In November 2014, I decided to take a month off from my daily writing practice.
The more time that went by without writing, the more difficult it became to write again. By the time I wanted to write again, my life had expanded to fill the space and time I had used to write.
Then when I did want to write again, it seemed as though I needed something to write about-something big and juicy. But nuttin, honey. As the parts of myself healed through writing drifted further away, I felt disconnected. Dangerously so.
I have a tendency to lose the self-compassion facet of commonality. I forget that everyone has times when they feel like the only person weighed down with heavy feelings.
I learned during this year to remind myself that it’s okay to have nothing to write. It’s like my meditation and mindfulness: the point is to do them. If something happens as a result, that’s great. But, it’s important to practice without focusing on the end. So, I wrote when I felt the urge, but I didn’t feel it was often enough to pick up blogging again.
I realized that if finishing some writing were all I that care about, I may as well set my alarm for this instant, write “the end” at the top of this page, and press fast forward to the credits on the movie I’ll watch tonight.
I could live my life ignoring the people around me until I’m done with this life, if it’s only the end that matters. It’s the process of arguing and loving that evolves me. I found it more important to constantly react to the connections and disconnections in my life.
I looked more deeply into the process of writing instead of what it would produce. And I enjoyed the spacious feeling I felt within to notice what I was feeling and needing.

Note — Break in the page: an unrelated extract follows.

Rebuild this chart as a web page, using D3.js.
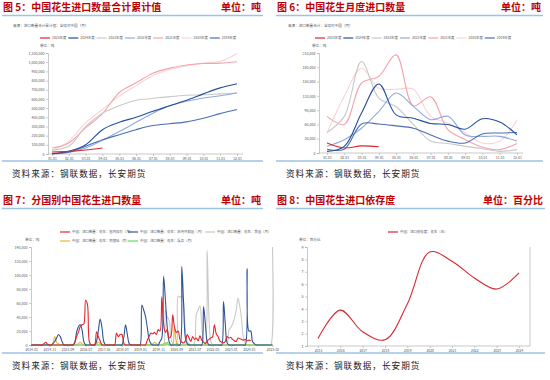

This last year was dangerous because I almost lost the connections I need to others in order to feel it inside. This year has been working at getting out of my own head and just being more. I needed every moment to be where I am now-about to start another year of living dangerously. Dangerously, as in without fear (but, for consistency, it will always be without time to edit my posts.)
So, how have you been living dangerously? Did you survive some fear, ready to live out dangerously connected?